それはショパンの「別れの曲」だったが、この解釈は!!!最初の数秒聞いてもう絶句。恐ろしく心をこめてゆっくりと引き出す第一楽章。こんな解釈していいって、私習ってないよっ、っつーかそんな風に弾いてる別れの曲を過去に聞いたことがないよ。これはピアノ界のパンクではないか!!

これは本当に天才なんだな〜とうらやましく思った。こんな弾き方が許される=弾きこなせる=考えられる…とにかくなんか敗北を感じたのだったよ。何かの天才って、凄いよなって自分の凡人っぷりをかみ締めたのだった。

世界的に賞をとったそんなブーニンにすら「ピアノの練習音がうるさい」だのなんだの文句つけておかしくさせて、アメリカ亡命までさせた旧ソ連て一体?(笑)やはりおかしな国だといえよう。

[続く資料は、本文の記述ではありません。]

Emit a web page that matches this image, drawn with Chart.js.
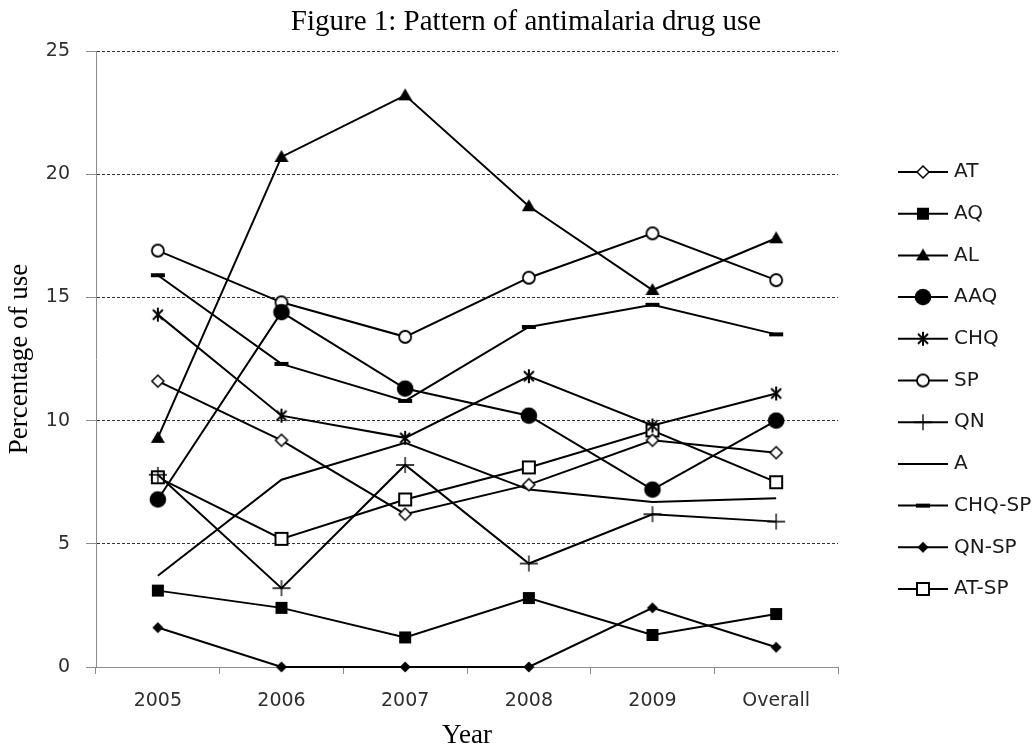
<!DOCTYPE html>
<html><head><meta charset="utf-8">
<script src="https://cdn.jsdelivr.net/npm/chart.js@4"></script>
<style>html,body{margin:0;padding:0;background:#fff}#wrap{width:1034px;height:746px}</style>
</head><body><div id="wrap"><canvas id="c" width="1034" height="746"></canvas></div>
<script>
// ---- data ----
const categories = ['2005', '2006', '2007', '2008', '2009', 'Overall'];
const AT     = [11.6, 9.2, 6.2, 7.4, 9.2, 8.7];
const AQ     = [3.1, 2.4, 1.2, 2.8, 1.3, 2.15];
const AL     = [9.3, 20.7, 23.2, 18.7, 15.3, 17.4];
const AAQ    = [6.8, 14.4, 11.3, 10.2, 7.2, 10.0];
const CHQ    = [14.3, 10.2, 9.3, 11.8, 9.8, 11.1];
const SP     = [16.9, 14.8, 13.4, 15.8, 17.6, 15.7];
const QN     = [7.8, 3.2, 8.2, 4.2, 6.2, 5.9];
const A      = [3.7, 7.6, 9.1, 7.2, 6.7, 6.85];
const CHQ_SP = [15.9, 12.3, 10.8, 13.8, 14.7, 13.5];
const QN_SP  = [1.6, 0, 0, 0, 2.4, 0.8];
const AT_SP  = [7.7, 5.2, 6.8, 8.1, 9.6, 7.5];
const yTickValues = [0, 5, 10, 15, 20, 25];

// ---- marker glyphs ----
function marker(kind) {
  const s = 22, m = s / 2;
  const c = document.createElement('canvas'); c.width = s; c.height = s;
  const g = c.getContext('2d');
  g.fillStyle = '#000'; g.strokeStyle = '#000'; g.lineJoin = 'miter';
  switch (kind) {
    case 'diamondOpen':
      g.beginPath(); g.moveTo(m, m - 6); g.lineTo(m + 6, m); g.lineTo(m, m + 6); g.lineTo(m - 6, m); g.closePath();
      g.fillStyle = '#fff'; g.fill(); g.lineWidth = 1.5; g.stroke(); break;
    case 'squareFilled':
      g.fillRect(m - 6, m - 6, 12, 12); break;
    case 'triangleFilled':
      g.beginPath(); g.moveTo(m, m - 7); g.lineTo(m + 7, m + 5); g.lineTo(m - 7, m + 5); g.closePath(); g.fill(); break;
    case 'circleFilled':
      g.beginPath(); g.arc(m, m, 8.3, 0, Math.PI * 2); g.fill(); break;
    case 'asterisk':
      g.lineWidth = 2; g.beginPath();
      g.moveTo(m - 5, m - 5); g.lineTo(m + 5, m + 5);
      g.moveTo(m + 5, m - 5); g.lineTo(m - 5, m + 5);
      g.moveTo(m, m - 7); g.lineTo(m, m + 7);
      g.stroke(); break;
    case 'circleOpen':
      g.beginPath(); g.arc(m, m, 6, 0, Math.PI * 2); g.fillStyle = '#fff'; g.fill(); g.lineWidth = 1.8; g.stroke(); break;
    case 'plus':
      g.lineWidth = 1.3; g.beginPath();
      g.moveTo(m - 9, m); g.lineTo(m + 9, m); g.moveTo(m, m - 8); g.lineTo(m, m + 8); g.stroke(); break;
    case 'dash':
      g.fillRect(m - 7, m - 2, 14, 4); break;
    case 'diamondFilled':
      g.beginPath(); g.moveTo(m, m - 5.5); g.lineTo(m + 5.5, m); g.lineTo(m, m + 5.5); g.lineTo(m - 5.5, m); g.closePath(); g.fill(); break;
    case 'squareOpen':
      g.fillStyle = '#fff'; g.fillRect(m - 6, m - 6, 12, 12); g.lineWidth = 2; g.strokeRect(m - 6, m - 6, 12, 12); break;
  }
  return c;
}

function series(label, data, kind) {
  return {
    label, data,
    borderColor: '#000', backgroundColor: '#000', borderWidth: 2,
    pointStyle: kind ? marker(kind) : false,
    pointRadius: kind ? 6 : 0, pointHoverRadius: kind ? 6 : 0,
    tension: 0, fill: false, clip: false
  };
}

const datasets = [
  series('AT', AT, 'diamondOpen'),
  series('AQ', AQ, 'squareFilled'),
  series('AL', AL, 'triangleFilled'),
  series('AAQ', AAQ, 'circleFilled'),
  series('CHQ', CHQ, 'asterisk'),
  series('SP', SP, 'circleOpen'),
  series('QN', QN, 'plus'),
  series('A', A, null),
  series('CHQ-SP', CHQ_SP, 'dash'),
  series('QN-SP', QN_SP, 'diamondFilled'),
  series('AT-SP', AT_SP, 'squareOpen')
];

// ---- legend drawn at the right (line + marker + label) ----
const sideLegend = {
  id: 'sideLegend',
  afterDraw(chart) {
    const ctx = chart.ctx;
    const x0 = chart.chartArea.right + 60, x1 = x0 + 50, xm = (x0 + x1) / 2;
    ctx.save();
    chart.data.datasets.forEach((ds, i) => {
      const y = 172 + i * 41.7;
      ctx.strokeStyle = '#000'; ctx.lineWidth = 2;
      ctx.beginPath(); ctx.moveTo(x0, y); ctx.lineTo(x1, y); ctx.stroke();
      if (ds.pointStyle) {
        const im = ds.pointStyle;
        ctx.drawImage(im, xm - im.width / 2, y - im.height / 2);
      }
      ctx.fillStyle = '#1a1a1a'; ctx.font = '20px "DejaVu Sans"';
      ctx.textBaseline = 'middle'; ctx.textAlign = 'left';
      ctx.fillText(ds.label, x1 + 6, y);
    });
    ctx.restore();
  }
};

const tickFont = { family: '"DejaVu Sans"', size: 19 };

new Chart(document.getElementById('c'), {
  type: 'line',
  data: { labels: categories, datasets },
  plugins: [sideLegend],
  options: {
    responsive: false, animation: false, devicePixelRatio: 1,
    layout: { padding: { left: 18, right: 0, top: 0, bottom: 0 } },
    plugins: {
      legend: { display: false },
      tooltip: { enabled: false },
      title: {
        display: true, text: 'Figure 1: Pattern of antimalaria drug use',
        color: '#000', font: { family: '"Liberation Serif"', size: 29, weight: 'normal', lineHeight: 1.2 },
        padding: { top: 4.5, bottom: 11.7 }
      }
    },
    scales: {
      x: {
        offset: true,
        grid: { display: true, drawOnChartArea: false, drawTicks: true, tickLength: 7, offset: true, color: '#8c8c8c', tickColor: '#8c8c8c' },
        border: { display: true, color: '#8c8c8c', width: 1 },
        ticks: { color: '#2e2e2e', font: tickFont, padding: 16, maxRotation: 0, autoSkip: false },
        title: { display: true, text: 'Year', color: '#000', font: { family: '"Liberation Serif"', size: 27, lineHeight: 1.2 }, padding: { top: 0, bottom: -6.2 } },
        afterFit(s) { s.height = 79; }
      },
      y: {
        min: 0, max: 25,
        afterBuildTicks(s) { s.ticks = yTickValues.map(v => ({ value: v })); },
        grid: {
          display: true, drawOnChartArea: true, drawTicks: true, tickLength: 10,
          color: ctx => (ctx.tick && ctx.tick.value === 0) ? 'rgba(0,0,0,0)' : '#333',
          tickColor: '#8c8c8c', tickBorderDash: [], lineWidth: 1
        },
        border: { display: true, color: '#8c8c8c', width: 1, dash: [3, 2] },
        ticks: { color: '#2e2e2e', font: tickFont, padding: 16 },
        title: { display: true, text: 'Percentage of use', color: '#000', font: { family: '"Liberation Serif"', size: 27, lineHeight: 1.2 }, padding: { top: -14.2, bottom: 0 } },
        afterFit(s) { s.width = 78; }
      },
      yRight: {
        position: 'right', display: true,
        grid: { display: false, drawTicks: false }, border: { display: false },
        ticks: { display: false },
        afterFit(s) { s.width = 196; }
      }
    }
  }
});
</script>
</body></html>
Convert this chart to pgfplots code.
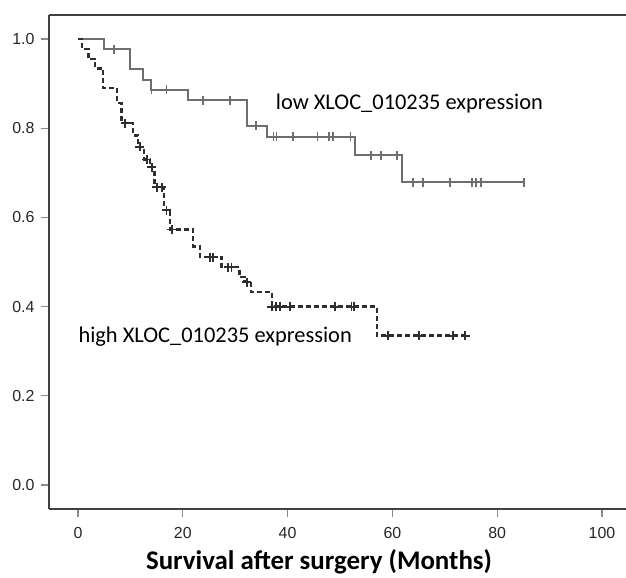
\documentclass[border=0pt]{standalone}
\usepackage{fontspec}
\setmainfont{Liberation Sans}
\newfontfamily\calibri{Carlito}
\usepackage{pgfplots}
\pgfplotsset{compat=1.18}
\definecolor{lowgray}{HTML}{6E6E6E}
\definecolor{highdark}{HTML}{2E2E2E}
\definecolor{framecol}{HTML}{404040}
\definecolor{tickcol}{HTML}{8A8A8A}

\begin{document}
\begin{tikzpicture}
\begin{axis}[
  scale only axis, width=577bp, height=494bp,
  xmin=-5.53, xmax=104.58, ymin=-0.054, ymax=1.054,
  axis x line=box, axis y line=left,
  axis line style={-, draw=framecol, line width=1.6bp},
  xtick={0,20,40,60,80,100}, ytick={0,0.2,0.4,0.6,0.8,1.0},
  xtick pos=bottom, ytick pos=left,
  tick align=outside, major tick length=8bp,
  tick style={draw=tickcol, line width=1.3bp},
  /pgf/number format/assume math mode=true,
  ticklabel style={font=\fontsize{16}{18}\selectfont, text=black!85},
  x tick label style={yshift=-7bp},
  y tick label style={xshift=-3bp, /pgf/number format/fixed, /pgf/number format/fixed zerofill, /pgf/number format/precision=1},
  xlabel={Survival after surgery (Months)},
  xlabel style={font=\calibri\bfseries\fontsize{27}{30}\selectfont, at={(axis description cs:0.468,0)}, anchor=base, yshift=-60bp},
]
% low expression group: steps
\addplot[const plot, draw=lowgray, line width=2bp] coordinates {
  (0,1.0) (5.0,0.977) (9.9,0.932) (12.4,0.908) (14.0,0.886) (21.0,0.863)
  (32.2,0.806) (36.0,0.781) (52.9,0.739) (61.8,0.679) (85.1,0.679)
};
% low group: censored
\addplot[only marks, mark=|, mark size=4.5bp, draw=lowgray, mark options={line width=1.6bp}] coordinates {
  (6.9,0.977) (14.0,0.886) (16.9,0.886) (23.9,0.863) (29.0,0.863) (34.0,0.806)
  (37.3,0.781) (37.9,0.781) (41.0,0.781) (45.7,0.781) (47.9,0.781) (48.7,0.781) (52.0,0.781)
  (55.9,0.739) (57.8,0.739) (60.9,0.739)
  (63.9,0.679) (65.8,0.679) (71.0,0.679) (75.2,0.679) (76.0,0.679) (76.9,0.679) (85.1,0.679)
};
% high expression group: steps
\addplot[const plot, draw=highdark, line width=2.3bp, dash pattern=on 5bp off 3bp] coordinates {
  (0,1.0) (0.8,0.978) (2.0,0.956) (3.3,0.934) (4.8,0.890) (7.4,0.856) (8.3,0.811)
  (10.5,0.784) (11.5,0.758) (12.6,0.730) (13.8,0.713) (14.6,0.668) (16.4,0.616)
  (17.5,0.573) (22.0,0.535) (23.3,0.511) (27.4,0.488) (30.8,0.466) (31.8,0.455)
  (33.0,0.432) (37.0,0.400) (57.0,0.335) (73.9,0.335)
};
% high group: censored
\addplot[only marks, mark=+, mark size=4.5bp, draw=highdark, mark options={line width=1.9bp}] coordinates {
  (9.0,0.811) (11.8,0.758) (13.1,0.730) (14.1,0.713) (15.0,0.668) (16.0,0.668)
  (16.9,0.616) (17.9,0.573) (25.2,0.511) (25.8,0.511) (28.7,0.488) (29.3,0.488)
  (32.2,0.455) (37.0,0.400) (37.8,0.400) (38.5,0.400) (40.5,0.400) (49.0,0.400)
  (52.2,0.400) (52.7,0.400) (59.2,0.335) (65.0,0.335) (71.6,0.335) (73.9,0.335)
};
\node[anchor=base west, font=\calibri\fontsize{22.5}{26}\selectfont] at (axis cs:37.1,0.843) {low XLOC\_010235 expression};
\node[anchor=base west, font=\calibri\fontsize{22.5}{26}\selectfont] at (axis cs:-0.57,0.320) {high XLOC\_010235 expression};
\coordinate (bl) at (rel axis cs:0,0);
\coordinate (tr) at (rel axis cs:1,1);
\end{axis}
\pgfresetboundingbox
\path ([shift={(-49bp,-69bp)}]bl) rectangle ([shift={(0bp,15bp)}]tr);
\end{tikzpicture}
\end{document}
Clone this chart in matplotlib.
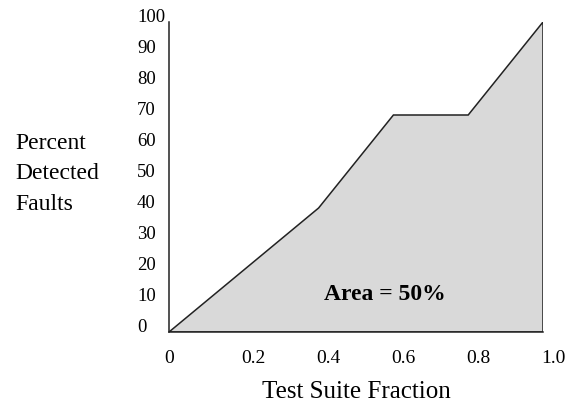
import matplotlib.pyplot as plt
from matplotlib.transforms import ScaledTranslation

# fraction of test suite run vs percent of faults detected
fraction = [0, 0.4, 0.6, 0.8, 1.0]
detected = [0, 40, 70, 70, 100]
x_ticks = [0, 0.2, 0.4, 0.6, 0.8, 1.0]
x_labels = ['0', '0.2', '0.4', '0.6', '0.8', '1.0']
y_ticks = [0, 10, 20, 30, 40, 50, 60, 70, 80, 90, 100]
y_labels = [str(v) for v in y_ticks]

plt.rcParams['font.family'] = ['Liberation Serif', 'DejaVu Serif']

fig = plt.figure(figsize=(5.74, 4.02), dpi=100)
ax = fig.add_axes([169 / 574, 69 / 402, 374 / 574, 310 / 402])

poly_x = fraction + [fraction[-1], fraction[0]]
poly_y = detected + [0, 0]
ax.fill(poly_x, poly_y, facecolor='#d9d9d9', edgecolor='#222222', linewidth=1.1)

ax.set_xlim(0, 1.0)
ax.set_ylim(0, 100)
ax.spines['top'].set_visible(False)
ax.spines['right'].set_visible(False)
ax.spines['left'].set_color('#222222')
ax.spines['bottom'].set_color('#222222')
ax.spines['left'].set_linewidth(1.1)
ax.spines['bottom'].set_linewidth(1.1)

ax.set_xticks(x_ticks)
ax.set_xticklabels(x_labels)
ax.set_yticks(y_ticks)
ax.set_yticklabels(y_labels, ha='left')
ax.tick_params(axis='x', length=0, pad=12, labelsize=14)
ax.tick_params(axis='y', length=0, pad=23, labelsize=13.5)

for lab in ax.get_xticklabels()[1:]:
    lab.set_transform(lab.get_transform() + ScaledTranslation(10 / 100, 0, fig.dpi_scale_trans))
for lab in ax.get_yticklabels():
    lab.set_transform(lab.get_transform() + ScaledTranslation(0, 7 / 100, fig.dpi_scale_trans))

ax.set_xlabel('Test Suite Fraction', fontsize=18, labelpad=10)
fig.text(15 / 574, 1 - 174 / 402, 'Percent\nDetected\nFaults', fontsize=17,
         ha='left', va='center', linespacing=1.62)

ax.text(0.578, 12.3, 'Area = 50%', fontsize=17, fontweight='bold',
        ha='center', va='center')

fig.savefig('out.png', dpi=100)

そしてフジ子・へミング。ブーニン以来の衝撃で彼女もまた私にパンクを感じさせたのだった。こんな弾き方ができるなんて。技巧的とは言えないらしいが、これはもはや魂のピアノだ。魂こがして(by ARB)だよ。

しかし基本のクラシック練習が山ほどあっての自分流、革新的なのピアノなのか、最初っから自分のやりたいようにやったらいいのか、それとも天才はどうやっても天才なのか。考えてしまうとこだね。

機会があったら一般的な街頭で売ってるような無名のピアノ弾きの弾くショパンのCDと、ブーニンやフジ子・ヘミングが弾くショパンの違いを聞き比べて見て下さい。永遠に変らないように見えるクラシック界にも明らかに改革を起こしてる人はいますっ!!ハイ。